In most cases, they are legal, too, Hughes said.

Under the Monroney Act of 1958, auto dealers must display the manufacturer's suggested retail price on a manufacturer's sticker, Hughes said. "But the Monroney Act has nothing to do with the dealer's particular markup. The dealer is free to add on whatever he wants. There's nothing wrong with that as long as the markup is disclosed," Hughes said.

But dealers "must have some basis for their pricing claims," the FTC attorney said. "That means that they must be able to show that the added markup is something that they add regularly to the sticker price of a particular kind of car.

"If a dealer runs an ad about a vehicle sale, and he had never before sold that particular kind of vehicle at that kind of markup, then he can't very well say he is holding a sale; and there is reason to believe that the ad is misleading," Hughes said.

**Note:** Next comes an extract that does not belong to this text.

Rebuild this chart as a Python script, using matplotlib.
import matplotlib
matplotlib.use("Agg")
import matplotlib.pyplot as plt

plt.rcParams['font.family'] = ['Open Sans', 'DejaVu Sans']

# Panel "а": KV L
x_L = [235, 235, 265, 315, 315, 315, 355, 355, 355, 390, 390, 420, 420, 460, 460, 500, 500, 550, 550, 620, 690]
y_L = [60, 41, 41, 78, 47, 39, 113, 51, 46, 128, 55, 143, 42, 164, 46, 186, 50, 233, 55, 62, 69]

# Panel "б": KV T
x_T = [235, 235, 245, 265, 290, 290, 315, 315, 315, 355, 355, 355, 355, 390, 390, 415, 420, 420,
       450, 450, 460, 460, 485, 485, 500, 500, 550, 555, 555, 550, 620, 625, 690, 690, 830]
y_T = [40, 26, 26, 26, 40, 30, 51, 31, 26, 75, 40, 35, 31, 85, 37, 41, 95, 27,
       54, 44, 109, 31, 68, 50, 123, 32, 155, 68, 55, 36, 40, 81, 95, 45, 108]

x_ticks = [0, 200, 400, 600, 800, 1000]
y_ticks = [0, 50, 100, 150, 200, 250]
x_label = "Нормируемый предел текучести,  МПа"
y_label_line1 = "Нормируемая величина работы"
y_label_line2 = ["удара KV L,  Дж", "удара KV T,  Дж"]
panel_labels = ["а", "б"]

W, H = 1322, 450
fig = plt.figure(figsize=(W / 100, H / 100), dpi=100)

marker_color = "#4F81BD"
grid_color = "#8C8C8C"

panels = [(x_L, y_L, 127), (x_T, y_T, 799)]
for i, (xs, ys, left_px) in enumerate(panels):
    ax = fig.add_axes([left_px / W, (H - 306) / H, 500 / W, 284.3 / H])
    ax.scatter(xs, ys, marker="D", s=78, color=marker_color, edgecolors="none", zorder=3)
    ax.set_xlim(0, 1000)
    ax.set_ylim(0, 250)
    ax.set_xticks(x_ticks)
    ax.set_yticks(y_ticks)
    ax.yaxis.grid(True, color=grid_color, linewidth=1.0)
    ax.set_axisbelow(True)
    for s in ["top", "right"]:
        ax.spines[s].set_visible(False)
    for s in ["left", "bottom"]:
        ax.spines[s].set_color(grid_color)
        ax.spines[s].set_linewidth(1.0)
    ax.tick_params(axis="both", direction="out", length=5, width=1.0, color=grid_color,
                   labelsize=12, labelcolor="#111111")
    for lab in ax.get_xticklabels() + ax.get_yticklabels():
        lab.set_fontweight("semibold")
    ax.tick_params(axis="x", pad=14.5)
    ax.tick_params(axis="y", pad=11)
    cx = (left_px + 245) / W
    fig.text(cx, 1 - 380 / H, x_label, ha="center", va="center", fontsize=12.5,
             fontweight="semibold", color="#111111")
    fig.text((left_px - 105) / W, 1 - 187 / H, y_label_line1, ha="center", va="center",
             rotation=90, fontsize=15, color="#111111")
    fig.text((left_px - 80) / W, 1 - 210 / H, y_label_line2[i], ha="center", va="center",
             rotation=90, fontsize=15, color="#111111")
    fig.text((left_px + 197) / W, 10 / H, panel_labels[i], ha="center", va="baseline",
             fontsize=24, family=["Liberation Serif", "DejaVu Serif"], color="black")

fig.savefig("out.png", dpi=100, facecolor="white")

The problem: "There is no such thing as a regular price in the new-car business," Rose said.

The manufacturer's suggested retail price, traditionally referred to as the "sticker price," is "a guide, a suggestion," said Herb Gordon, owner of Herb Gordon's Auto World (Oldsmobile, Nissan and Mercedes-Benz) in Silver Spring.

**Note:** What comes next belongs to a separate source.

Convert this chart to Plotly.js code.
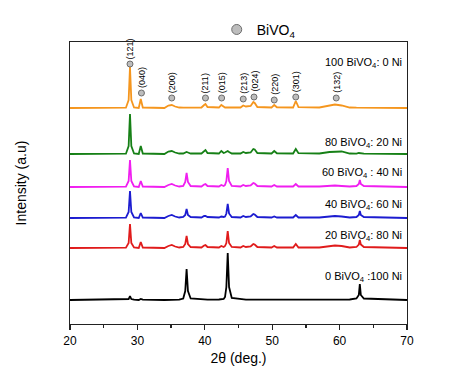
<!DOCTYPE html>
<html>
<head>
<meta charset="utf-8">
<script src="https://cdn.plot.ly/plotly-3.0.1.min.js"></script>
<style>html,body{margin:0;padding:0;background:#fff;}#chart{width:474px;height:379px;}</style>
</head>
<body>
<div id="chart"></div>
<script>
// 2θ sampling points (deg.)
const twoTheta = [20, 28.3, 28.7, 28.9, 29.1, 29.5, 30.2, 30.5, 30.8, 34.0, 34.6, 35.1, 35.6, 36.2, 36.8, 37.1, 37.3, 37.5, 37.9, 39.5, 39.9, 40.1, 40.4, 42.1, 42.45, 42.8, 43.0, 43.2, 43.4, 43.6, 44.0, 45.3, 45.7, 46.1, 46.8, 47.2, 47.4, 47.8, 49.9, 50.3, 50.7, 53.1, 53.5, 53.9, 57.0, 58.5, 59.3, 60.3, 61.5, 62.5, 62.85, 63.0, 63.15, 63.6, 70];

// Intensity above each pattern's own baseline (a.u.)
const int100_0 = [0,0.3,8,41,8,0.5,0,9,0.5,0,2.5,3,1.5,0.5,0.3,0.3,0.3,0.3,0.3,0.5,3,4,1,0.5,3,0.8,0.5,0.5,0.5,0.5,0.5,0.5,2.5,1.5,2,6,5,1,0.5,3,0.7,0.5,7,0.8,0.5,2,3.5,2.5,0.5,0.3,0.3,0.3,0.3,0.3,0];
const int80_20 = [0,0.3,8,40,8,0.5,0,8,0.5,0,2.5,3,1.5,0.5,0.5,1.5,2,1.5,0.5,0.5,3,4,1,0.5,3,1,1.5,2.5,3,2,0.5,0.5,2,1,1.5,5,4.5,1,0.5,3,0.7,0.5,5,0.8,0.5,2,2.5,2.5,0.5,0.3,1,1,1,0.3,0];
const int60_40 = [0,0.3,6,27,6,0.5,0,6,0.5,0,2,3,1.5,0.5,1,5,14,5,1,0.5,2.5,3,1,0.5,2,1,2,6,19,6,1,0.5,2,1,1.5,4,3.5,1,0.5,2,0.5,0.5,3,0.5,0.5,1.5,1.5,1,0.5,1,3,7,3,1,0];
const int40_60 = [0,0.3,6,27,6,0.5,0,5,0.5,0,2,3,1.5,0.5,1,3,9,3,1,0.5,2,2,1,0.5,1.5,1,1.5,4.5,14,4.5,1,0.5,2,1,1.5,4,3.5,1,0.5,1.5,0.5,0.5,3,0.5,0.5,1.5,2,1.5,0.5,1,3,7,3,1,0];
const int20_80 = [0,0.3,5,24,5,0.5,0,6,0.5,0,2,3,1.5,0.5,1,4,12,4,1,0.5,2.5,3,1,0.5,2,1,2,5,17,5,1,0.5,2,1,1.5,4,3.5,1,0.5,2,0.5,0.5,4,0.5,0.5,2,2.5,2,0.5,1,3.5,8,3.5,1,0];
const int0_100 = [0,0.3,1,4,1,0.3,0,1,0.3,0,0,0,0,0.3,1.5,9,31,9,1.5,0.5,0.3,0.3,0.3,0.5,0.5,1,3,13,47,13,2,0.5,0.3,0.3,0.3,0.3,0.3,0.3,0.3,0.3,0.3,0.3,0.3,0.3,0.3,0.3,0.3,0.3,0.5,1.5,5,16,5,1.5,0];

// Stacking offsets (a.u.)
const offsets = [216, 170, 137, 106, 76, 24];
const seriesNames = ["100 BiVO<sub>4</sub>: 0 Ni", "80 BiVO<sub>4</sub>: 20 Ni", "60 BiVO<sub>4</sub> : 40 Ni", "40 BiVO<sub>4</sub>: 60 Ni", "20 BiVO<sub>4</sub>: 80 Ni", "0 BiVO<sub>4</sub> :100 Ni"];
const seriesData = [int100_0, int80_20, int60_40, int40_60, int20_80, int0_100];
const seriesColors = ["#f5961e", "#168016", "#f01ef0", "#1c1cd0", "#e01b1b", "#000000"];
const labelY = [261, 181, 151, 119, 88, 47];

// BiVO4 reflections
const hkl = ["(121)", "(040)", "(200)", "(211)", "(015)", "(213)", "(024)", "(220)", "(301)", "(132)"];
const hklPos = [28.9, 30.6, 35.1, 40.1, 42.5, 45.7, 47.3, 50.3, 53.5, 59.5];
const hklY = [260, 231, 226, 226, 226, 225, 227, 224, 227, 226];

const font = "Liberation Sans, Arial, sans-serif";
const traces = [];
seriesData.forEach((arr, i) => {
  traces.push({
    x: twoTheta, y: arr.map(v => v + offsets[i]), type: "scatter", mode: "lines",
    line: {color: seriesColors[i], width: 1.8}, showlegend: false, hoverinfo: "skip"
  });
});
traces.push({
  x: hklPos, y: hklY, type: "scatter", mode: "markers",
  marker: {color: "#bdbdbd", size: 6, line: {color: "#6d6d6d", width: 1}},
  showlegend: false, hoverinfo: "skip"
});
traces.push({
  x: [null], y: [null], type: "scatter", mode: "markers", name: "BiVO<sub>4</sub>",
  marker: {color: "#bdbdbd", size: 10, line: {color: "#6d6d6d", width: 1}}
});

const annotations = [];
seriesNames.forEach((n, i) => {
  annotations.push({x: 69.6, y: labelY[i], xref: "x", yref: "y", text: n, showarrow: false,
    xanchor: "right", yanchor: "middle", font: {family: font, size: 11, color: "#000"}});
});
hkl.forEach((t, i) => {
  annotations.push({x: hklPos[i], y: hklY[i] + 3, xref: "x", yref: "y", text: t, showarrow: false,
    textangle: -90, xanchor: "center", yanchor: "bottom", font: {family: font, size: 9, color: "#000"}});
});

const layout = {
  width: 474, height: 379,
  margin: {l: 70, r: 67, t: 42, b: 55},
  paper_bgcolor: "#fff", plot_bgcolor: "#fff",
  font: {family: font, color: "#000"},
  xaxis: {
    range: [20, 70], showgrid: false, zeroline: false,
    showline: true, linecolor: "#222", linewidth: 1.3, mirror: true,
    ticks: "outside", ticklen: 5, tickcolor: "#222", tickwidth: 1.3,
    tickvals: [20, 30, 40, 50, 60, 70],
    minor: {ticks: "outside", ticklen: 3, tickcolor: "#222", tickvals: [25, 35, 45, 55, 65]},
    tickfont: {family: font, size: 12},
    title: {text: "2θ (deg.)", font: {family: font, size: 14}, standoff: 6}
  },
  yaxis: {
    range: [0, 282], showgrid: false, zeroline: false,
    showline: true, linecolor: "#222", linewidth: 1.3, mirror: true,
    ticks: "", showticklabels: false,
    title: {text: "Intensity (a.u)", font: {family: font, size: 14}, standoff: 38}
  },
  showlegend: true,
  legend: {x: 0.56, xanchor: "center", y: 1.043, yanchor: "middle", orientation: "h",
    itemwidth: 30, font: {family: font, size: 14}, bgcolor: "rgba(0,0,0,0)"},
  annotations: annotations
};
Plotly.newPlot("chart", traces, layout, {displayModeBar: false, staticPlot: true});
</script>
</body>
</html>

"People love you when you sell below the suggested price. But they get angry when market conditions dictate that you should sell above sticker. We are talking about a business that is not a fixed-priced business," Gordon said.

A Rosenthal Datsun salesman put it this way: "Every once in a while you get a customer who will come in and pay the full dealer's [asking] price. So, why shouldn't we ask it? After all, we are a business."